All things farm safety, health, and wellbeing were the focus of Farmers4Safety’s – Managing Risk Together EIP-AGRI Project – farm talk in Ballynoe, Co. Cork on Tuesday, September 27th, 2022.

Farmers4Safety adopts a ‘peer to peer’ mentoring approach that investigates farmers, and farm families’ behaviours and attitudes towards farm safety, health and well-being.

It aims to change the norm around farm safety and emotional well-being so it becomes a “normal and sustained” part of farming culture in Ireland while making the sector safer for those who live, work and visit farms.

By utilising a peer-to-peer mentoring approach, it will effectively engage farmers on the ground and be “the catalyst” to change the social norms surrounding farm safety, health and wellbeing.

The following bodies are carrying out this piloted project in their catchment areas:

  • Irish Rural Link (IRL);
  • BRIDE (Biodiversity Regeneration in a Dairying Environment) project;
  • The Duncannon Blue Flag Farming & Communities Scheme;
  • New Futures Farming Group;
  • Health and Safety Authority.
Farm accidents

A spokesperson said:

“The majority of farm fatalities/injuries on farms are avoidable, and this project will highlight the importance of farm safety, health and well-being on family farms.”

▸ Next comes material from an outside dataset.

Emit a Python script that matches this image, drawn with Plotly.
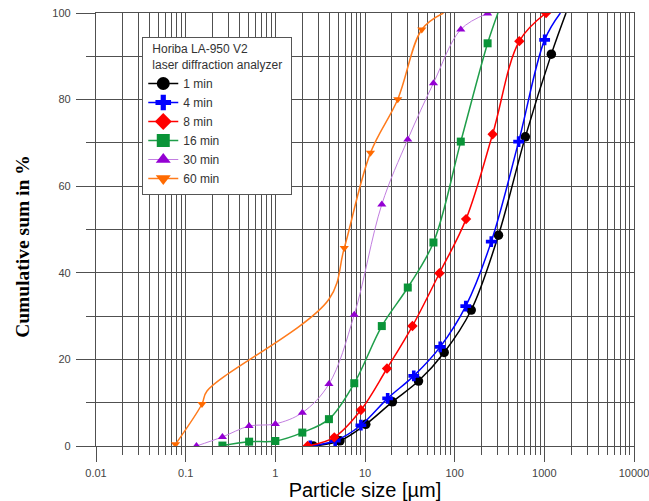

“Extreme pressures within the agriculture sector have led to farmers experiencing stress, anxiety, fatigue and financial pressures, and this, in turn, can lead to an incident/fatality occurring.”

This Farm Safety EIP AGRI project indicates the importance of farmers looking after their own health and well-being and ensuring they are not risking their safety in carrying out jobs on the farm.

Niamh Nolan, project manager, said the event highlighted the “diverse” safety measures that farmers can take on farms to “make it a safer place” for them but also their family, friends and employees.

It also highlighted the importance of looking after their health and well-being to complete jobs on the farm.

Dangers on farms 

Seamus Boland, CEO of Irish Rural Link, said that farm safety continues to be a “real issue” on many family farms across the country.

“Talks like this one held in Cork are so important to highlight the dangers that are on the farm and to make farmers and their families more aware and be conscious of the dangers they face in their work on a daily basis.”

“We need to keep the conversation going on farm safety to reduce the number of farm accidents and fatalities.

Farmers4Safety – Managing Risk Together EIP AGRI Project will positively impact farm families by adopting actions that will prevent ill health, loss of life and injuries on farms.

It will also highlight a change in attitudes of partners and those who visit the farm (e.g. vets, scanners, advisors, AI technicians etc.) by altering their behaviour towards farm safety, health and well-being.

It hopes that changes in attitudes and behaviours will influence this generation of farmers and the next by embedding farm safety and emotional well-being within their daily routine on the farm.